* [WRITTEN REQUEST]: Leave out the images; return the rest of the data exactly.

* [DATA BLOCK]:
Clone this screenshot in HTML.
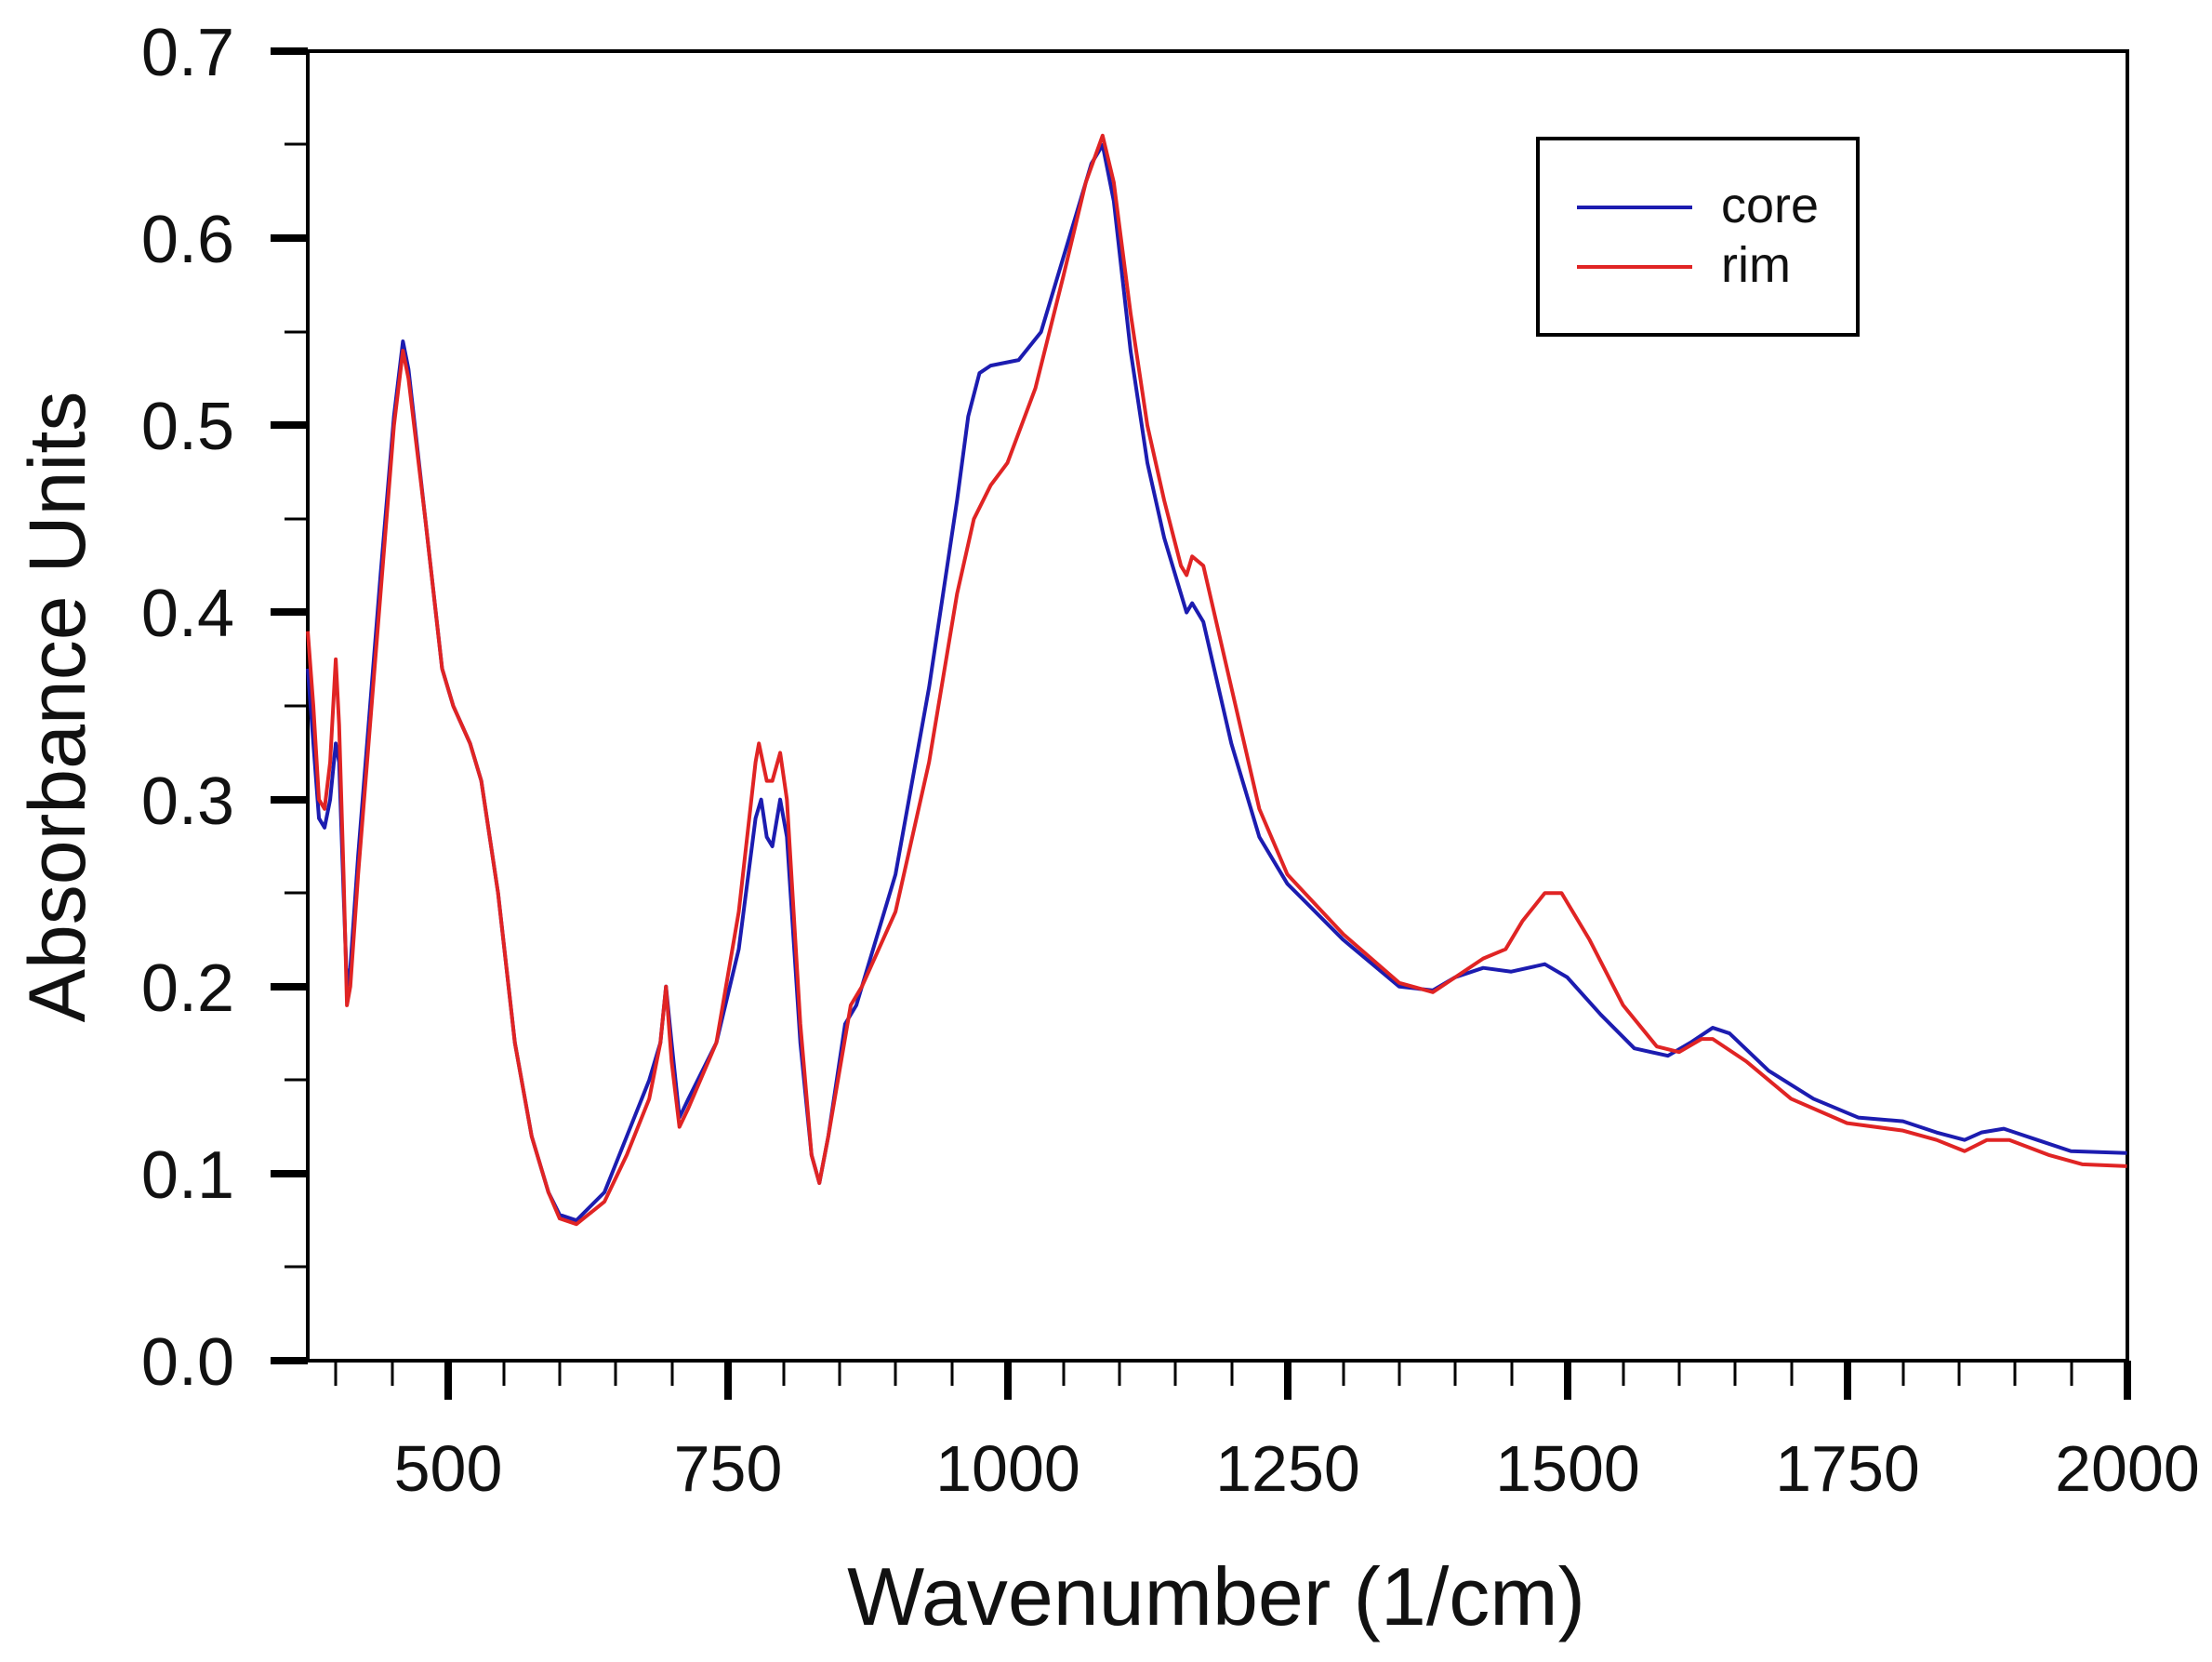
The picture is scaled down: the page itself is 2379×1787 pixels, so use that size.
<!DOCTYPE html>
<html><head><meta charset="utf-8"><style>
html,body{margin:0;padding:0;background:#fff;}
svg{display:block;}
text{font-family:"Liberation Sans",Arial,sans-serif;fill:#111;}
</style></head><body>
<svg width="2379" height="1787" viewBox="0 0 2379 1787" xmlns="http://www.w3.org/2000/svg">
<rect width="2379" height="1787" fill="#fff"/>
<rect x="331" y="55" width="1957" height="1408" fill="none" stroke="#000" stroke-width="4"/>
<g stroke="#000">
<g stroke-width="8">
<line x1="291" y1="1463" x2="331" y2="1463"/><line x1="291" y1="1262" x2="331" y2="1262"/>
<line x1="291" y1="1061" x2="331" y2="1061"/><line x1="291" y1="860" x2="331" y2="860"/>
<line x1="291" y1="658" x2="331" y2="658"/><line x1="291" y1="457" x2="331" y2="457"/>
<line x1="291" y1="256" x2="331" y2="256"/><line x1="291" y1="55" x2="331" y2="55"/>
</g>
<g stroke-width="3">
<line x1="306" y1="1362" x2="331" y2="1362"/><line x1="306" y1="1161" x2="331" y2="1161"/>
<line x1="306" y1="960" x2="331" y2="960"/><line x1="306" y1="759" x2="331" y2="759"/>
<line x1="306" y1="558" x2="331" y2="558"/><line x1="306" y1="357" x2="331" y2="357"/>
<line x1="306" y1="155" x2="331" y2="155"/>
</g>
<g stroke-width="8">
<line x1="482" y1="1463" x2="482" y2="1505"/><line x1="783" y1="1463" x2="783" y2="1505"/>
<line x1="1084" y1="1463" x2="1084" y2="1505"/><line x1="1385" y1="1463" x2="1385" y2="1505"/>
<line x1="1686" y1="1463" x2="1686" y2="1505"/><line x1="1987" y1="1463" x2="1987" y2="1505"/>
<line x1="2288" y1="1463" x2="2288" y2="1505"/>
</g>
<g stroke-width="3">
<line x1="361" y1="1463" x2="361" y2="1490"/><line x1="422" y1="1463" x2="422" y2="1490"/>
<line x1="542" y1="1463" x2="542" y2="1490"/><line x1="602" y1="1463" x2="602" y2="1490"/>
<line x1="662" y1="1463" x2="662" y2="1490"/><line x1="723" y1="1463" x2="723" y2="1490"/>
<line x1="843" y1="1463" x2="843" y2="1490"/><line x1="903" y1="1463" x2="903" y2="1490"/>
<line x1="963" y1="1463" x2="963" y2="1490"/><line x1="1024" y1="1463" x2="1024" y2="1490"/>
<line x1="1144" y1="1463" x2="1144" y2="1490"/><line x1="1204" y1="1463" x2="1204" y2="1490"/>
<line x1="1264" y1="1463" x2="1264" y2="1490"/><line x1="1325" y1="1463" x2="1325" y2="1490"/>
<line x1="1445" y1="1463" x2="1445" y2="1490"/><line x1="1505" y1="1463" x2="1505" y2="1490"/>
<line x1="1565" y1="1463" x2="1565" y2="1490"/><line x1="1626" y1="1463" x2="1626" y2="1490"/>
<line x1="1746" y1="1463" x2="1746" y2="1490"/><line x1="1806" y1="1463" x2="1806" y2="1490"/>
<line x1="1866" y1="1463" x2="1866" y2="1490"/><line x1="1927" y1="1463" x2="1927" y2="1490"/>
<line x1="2047" y1="1463" x2="2047" y2="1490"/><line x1="2107" y1="1463" x2="2107" y2="1490"/>
<line x1="2167" y1="1463" x2="2167" y2="1490"/><line x1="2228" y1="1463" x2="2228" y2="1490"/>
</g>
</g>
<g font-size="72" text-anchor="end">
<text x="252" y="1489">0.0</text><text x="252" y="1288">0.1</text>
<text x="252" y="1087">0.2</text><text x="252" y="886">0.3</text>
<text x="252" y="684">0.4</text><text x="252" y="483">0.5</text>
<text x="252" y="282">0.6</text><text x="252" y="81">0.7</text>
</g>
<g font-size="70" text-anchor="middle">
<text x="482" y="1603">500</text><text x="783" y="1603">750</text>
<text x="1084" y="1603">1000</text><text x="1385" y="1603">1250</text>
<text x="1686" y="1603">1500</text><text x="1987" y="1603">1750</text>
<text x="2288" y="1603">2000</text>
</g>
<text x="1308" y="1747" font-size="88" text-anchor="middle">Wavenumber (1/cm)</text>
<text transform="translate(91,760) rotate(-90)" font-size="86" text-anchor="middle">Absorbance Units</text>
<rect x="1654" y="149" width="344" height="211" fill="#fff" stroke="#000" stroke-width="4"/>
<line x1="1696" y1="223" x2="1820" y2="223" stroke="#1c1cb0" stroke-width="4"/>
<line x1="1696" y1="287" x2="1820" y2="287" stroke="#e02424" stroke-width="4"/>
<text x="1851" y="239" font-size="54">core</text>
<text x="1851" y="303" font-size="54">rim</text>
<g transform="translate(-120.5,1463) scale(1.204,-2.011)" fill="none" stroke-linejoin="round">
<path vector-effect="non-scaling-stroke" stroke="#1c1cb0" stroke-width="4" d="M375,370 L380,330 L385,290 L390,285 L395,300 L400,330 L403,320 L407,250 L410,200 L413,210 L420,270 L440,420 L452,505 L460,545 L465,530 L480,450 L495,370 L505,350 L520,330 L530,310 L545,250 L560,170 L575,120 L590,90 L600,78 L615,75 L640,90 L660,120 L680,150 L690,170 L695,200 L700,170 L707,130 L715,140 L740,170 L760,220 L775,290 L780,300 L785,280 L790,275 L797,300 L803,280 L815,170 L825,110 L832,95 L840,120 L855,180 L865,190 L870,200 L900,260 L930,360 L955,460 L965,505 L975,528 L985,532 L1010,535 L1030,550 L1060,610 L1075,640 L1085,650 L1095,620 L1110,540 L1125,480 L1140,440 L1155,410 L1160,400 L1165,405 L1175,395 L1200,330 L1225,280 L1250,255 L1300,225 L1350,200 L1380,198 L1400,205 L1425,210 L1450,208 L1480,212 L1500,205 L1530,185 L1560,167 L1590,163 L1610,170 L1630,178 L1645,175 L1680,155 L1720,140 L1760,130 L1800,128 L1830,122 L1855,118 L1870,122 L1890,124 L1920,118 L1950,112 L2000,111"/>
<path vector-effect="non-scaling-stroke" stroke="#e02424" stroke-width="4" d="M375,390 L380,350 L385,300 L390,295 L395,320 L400,375 L403,340 L407,260 L410,190 L413,200 L420,260 L440,410 L452,500 L460,540 L465,525 L480,450 L495,370 L505,350 L520,330 L530,310 L545,250 L560,170 L575,120 L590,90 L600,76 L615,73 L640,85 L660,110 L680,140 L690,170 L695,200 L700,160 L707,125 L715,135 L740,170 L760,240 L775,320 L778,330 L785,310 L790,310 L797,325 L803,300 L815,180 L825,110 L832,95 L840,120 L860,190 L870,200 L900,240 L930,320 L955,410 L970,450 L985,468 L1000,480 L1025,520 L1050,580 L1070,630 L1085,655 L1095,630 L1110,560 L1125,500 L1140,460 L1155,425 L1160,420 L1165,430 L1175,425 L1200,360 L1225,295 L1250,260 L1300,228 L1350,202 L1380,197 L1400,205 L1425,215 L1445,220 L1460,235 L1480,250 L1495,250 L1520,225 L1550,190 L1580,168 L1600,165 L1620,172 L1630,172 L1660,160 L1700,140 L1750,127 L1800,123 L1830,118 L1855,112 L1875,118 L1895,118 L1930,110 L1960,105 L2000,104"/>
</g>
</svg>
</body></html>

* [WRITTEN REPLY]:
Clone this screenshot in HTML.
The picture is scaled down: the page itself is 2379×1787 pixels, so use that size.
<!DOCTYPE html>
<html><head><meta charset="utf-8"><style>
html,body{margin:0;padding:0;background:#fff;}
svg{display:block;}
text{font-family:"Liberation Sans",Arial,sans-serif;fill:#111;}
</style></head><body>
<svg width="2379" height="1787" viewBox="0 0 2379 1787" xmlns="http://www.w3.org/2000/svg">
<rect width="2379" height="1787" fill="#fff"/>
<rect x="331" y="55" width="1957" height="1408" fill="none" stroke="#000" stroke-width="4"/>
<g stroke="#000">
<g stroke-width="8">
<line x1="291" y1="1463" x2="331" y2="1463"/><line x1="291" y1="1262" x2="331" y2="1262"/>
<line x1="291" y1="1061" x2="331" y2="1061"/><line x1="291" y1="860" x2="331" y2="860"/>
<line x1="291" y1="658" x2="331" y2="658"/><line x1="291" y1="457" x2="331" y2="457"/>
<line x1="291" y1="256" x2="331" y2="256"/><line x1="291" y1="55" x2="331" y2="55"/>
</g>
<g stroke-width="3">
<line x1="306" y1="1362" x2="331" y2="1362"/><line x1="306" y1="1161" x2="331" y2="1161"/>
<line x1="306" y1="960" x2="331" y2="960"/><line x1="306" y1="759" x2="331" y2="759"/>
<line x1="306" y1="558" x2="331" y2="558"/><line x1="306" y1="357" x2="331" y2="357"/>
<line x1="306" y1="155" x2="331" y2="155"/>
</g>
<g stroke-width="8">
<line x1="482" y1="1463" x2="482" y2="1505"/><line x1="783" y1="1463" x2="783" y2="1505"/>
<line x1="1084" y1="1463" x2="1084" y2="1505"/><line x1="1385" y1="1463" x2="1385" y2="1505"/>
<line x1="1686" y1="1463" x2="1686" y2="1505"/><line x1="1987" y1="1463" x2="1987" y2="1505"/>
<line x1="2288" y1="1463" x2="2288" y2="1505"/>
</g>
<g stroke-width="3">
<line x1="361" y1="1463" x2="361" y2="1490"/><line x1="422" y1="1463" x2="422" y2="1490"/>
<line x1="542" y1="1463" x2="542" y2="1490"/><line x1="602" y1="1463" x2="602" y2="1490"/>
<line x1="662" y1="1463" x2="662" y2="1490"/><line x1="723" y1="1463" x2="723" y2="1490"/>
<line x1="843" y1="1463" x2="843" y2="1490"/><line x1="903" y1="1463" x2="903" y2="1490"/>
<line x1="963" y1="1463" x2="963" y2="1490"/><line x1="1024" y1="1463" x2="1024" y2="1490"/>
<line x1="1144" y1="1463" x2="1144" y2="1490"/><line x1="1204" y1="1463" x2="1204" y2="1490"/>
<line x1="1264" y1="1463" x2="1264" y2="1490"/><line x1="1325" y1="1463" x2="1325" y2="1490"/>
<line x1="1445" y1="1463" x2="1445" y2="1490"/><line x1="1505" y1="1463" x2="1505" y2="1490"/>
<line x1="1565" y1="1463" x2="1565" y2="1490"/><line x1="1626" y1="1463" x2="1626" y2="1490"/>
<line x1="1746" y1="1463" x2="1746" y2="1490"/><line x1="1806" y1="1463" x2="1806" y2="1490"/>
<line x1="1866" y1="1463" x2="1866" y2="1490"/><line x1="1927" y1="1463" x2="1927" y2="1490"/>
<line x1="2047" y1="1463" x2="2047" y2="1490"/><line x1="2107" y1="1463" x2="2107" y2="1490"/>
<line x1="2167" y1="1463" x2="2167" y2="1490"/><line x1="2228" y1="1463" x2="2228" y2="1490"/>
</g>
</g>
<g font-size="72" text-anchor="end">
<text x="252" y="1489">0.0</text><text x="252" y="1288">0.1</text>
<text x="252" y="1087">0.2</text><text x="252" y="886">0.3</text>
<text x="252" y="684">0.4</text><text x="252" y="483">0.5</text>
<text x="252" y="282">0.6</text><text x="252" y="81">0.7</text>
</g>
<g font-size="70" text-anchor="middle">
<text x="482" y="1603">500</text><text x="783" y="1603">750</text>
<text x="1084" y="1603">1000</text><text x="1385" y="1603">1250</text>
<text x="1686" y="1603">1500</text><text x="1987" y="1603">1750</text>
<text x="2288" y="1603">2000</text>
</g>
<text x="1308" y="1747" font-size="88" text-anchor="middle">Wavenumber (1/cm)</text>
<text transform="translate(91,760) rotate(-90)" font-size="86" text-anchor="middle">Absorbance Units</text>
<rect x="1654" y="149" width="344" height="211" fill="#fff" stroke="#000" stroke-width="4"/>
<line x1="1696" y1="223" x2="1820" y2="223" stroke="#1c1cb0" stroke-width="4"/>
<line x1="1696" y1="287" x2="1820" y2="287" stroke="#e02424" stroke-width="4"/>
<text x="1851" y="239" font-size="54">core</text>
<text x="1851" y="303" font-size="54">rim</text>
<g transform="translate(-120.5,1463) scale(1.204,-2.011)" fill="none" stroke-linejoin="round">
<path vector-effect="non-scaling-stroke" stroke="#1c1cb0" stroke-width="4" d="M375,370 L380,330 L385,290 L390,285 L395,300 L400,330 L403,320 L407,250 L410,200 L413,210 L420,270 L440,420 L452,505 L460,545 L465,530 L480,450 L495,370 L505,350 L520,330 L530,310 L545,250 L560,170 L575,120 L590,90 L600,78 L615,75 L640,90 L660,120 L680,150 L690,170 L695,200 L700,170 L707,130 L715,140 L740,170 L760,220 L775,290 L780,300 L785,280 L790,275 L797,300 L803,280 L815,170 L825,110 L832,95 L840,120 L855,180 L865,190 L870,200 L900,260 L930,360 L955,460 L965,505 L975,528 L985,532 L1010,535 L1030,550 L1060,610 L1075,640 L1085,650 L1095,620 L1110,540 L1125,480 L1140,440 L1155,410 L1160,400 L1165,405 L1175,395 L1200,330 L1225,280 L1250,255 L1300,225 L1350,200 L1380,198 L1400,205 L1425,210 L1450,208 L1480,212 L1500,205 L1530,185 L1560,167 L1590,163 L1610,170 L1630,178 L1645,175 L1680,155 L1720,140 L1760,130 L1800,128 L1830,122 L1855,118 L1870,122 L1890,124 L1920,118 L1950,112 L2000,111"/>
<path vector-effect="non-scaling-stroke" stroke="#e02424" stroke-width="4" d="M375,390 L380,350 L385,300 L390,295 L395,320 L400,375 L403,340 L407,260 L410,190 L413,200 L420,260 L440,410 L452,500 L460,540 L465,525 L480,450 L495,370 L505,350 L520,330 L530,310 L545,250 L560,170 L575,120 L590,90 L600,76 L615,73 L640,85 L660,110 L680,140 L690,170 L695,200 L700,160 L707,125 L715,135 L740,170 L760,240 L775,320 L778,330 L785,310 L790,310 L797,325 L803,300 L815,180 L825,110 L832,95 L840,120 L860,190 L870,200 L900,240 L930,320 L955,410 L970,450 L985,468 L1000,480 L1025,520 L1050,580 L1070,630 L1085,655 L1095,630 L1110,560 L1125,500 L1140,460 L1155,425 L1160,420 L1165,430 L1175,425 L1200,360 L1225,295 L1250,260 L1300,228 L1350,202 L1380,197 L1400,205 L1425,215 L1445,220 L1460,235 L1480,250 L1495,250 L1520,225 L1550,190 L1580,168 L1600,165 L1620,172 L1630,172 L1660,160 L1700,140 L1750,127 L1800,123 L1830,118 L1855,112 L1875,118 L1895,118 L1930,110 L1960,105 L2000,104"/>
</g>
</svg>
</body></html>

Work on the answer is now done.